Sara piccolina in braccio a Giovanna
foto di Camilla Vivian - ottobre 2004

Lo scorso agosto la mia nipotina Sara di 9 anni mi dice: "Lo sai Giovanna che so disegnare con il corpo le lettere dell'alfabeto?". E si mette a contorcersi , per esempio aprendosi a triangolo per formare una grande A, piegandosi in avanti e arrotondando le braccia per rappresentare la B, creando una curva con tutto il corpo per la C...e così via. Era molto carina e contenta di questa sua capacità.
Pochi giorni dopo mi sono trovata a leggere un libro di Aldo Nove, "Amore mio infinito", non un capolavoro, ma un  libretto da leggere per passare un paio d'ore di relax.

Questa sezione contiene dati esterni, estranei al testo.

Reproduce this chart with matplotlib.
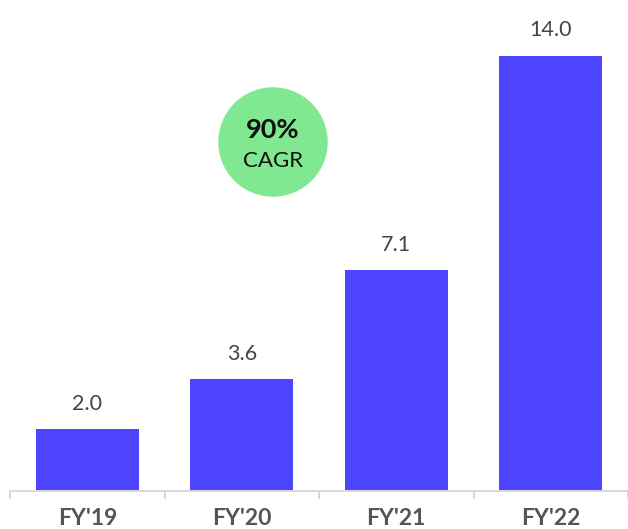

E in una pagina comincia a raccontare: "Una volta da bambino mi è venuta la febbre altissima, ero a letto e sentivo che i numeri mi venivano addosso. Il numero uno non mi faceva paura perché era piccolo, era come le caramelle che all'oratorio costavano una lira ciascuna. Il numero due era un po' più grande e spigoloso con l'uncino che si ripiegava su se stesso come il cappuccio di un monaco inginocchiato. Il numero tre era morbido, come un arco piegato due volte, come una spiaggia divisa dagli scogli. Il numero quattro era serio, seduto con le gambe incrociate a pensare. Il numero cinque un po' sciocco, camminava nella matematica con la pancia e il berretto di baseball. Il numero sei solitario e prepotente e però l'unico che aveva capito tutto della vita, un filosofo che passava tutto il giorno a pensare. Con il tempo, il numero si trasformava in una specie di sedia a dondolo. Il numero sette era il più allampanato di tutti, alto, segaligno e cinico, in fondo una persona triste, che fa battute taglienti per togliersi d'impaccio in qualche modo, per sottrarsi a una vita che detesta. Il numero otto mi sembrava una specie di Buddha anziano, uno che ne ha viste di tutti i colori e preferisce parlare poco. Il numero nove era mia madre, stanca e tesa sempre, alla ricerca della perfezione nel mettere di nuovo a posto la casa. Il dieci una locomotiva sicura di sé, spedita nel mondo dei numeri passava veloce trainando lo zero. L'undici era una coppia di gemelli che andavano male a scuola, stavano in fondo alla classe senza dire una parola e cercavano di passare molto inosservati. Il dodici un  signore anziano su un calesse che andava veloce a scompigliare i numeri che venivano prima, così. Il tredici era il più tremendo di tutti. Non  volevo vederlo, se lo pensavo chiudevo gli occhi, era un pescecane che arriva sulla spiaggia e aspetta nascosto. Quando vedevo il tredici urlavo. Allora veniva mia madre e mi diceva di dormire tranquillo, che dopo la febbre mi passava."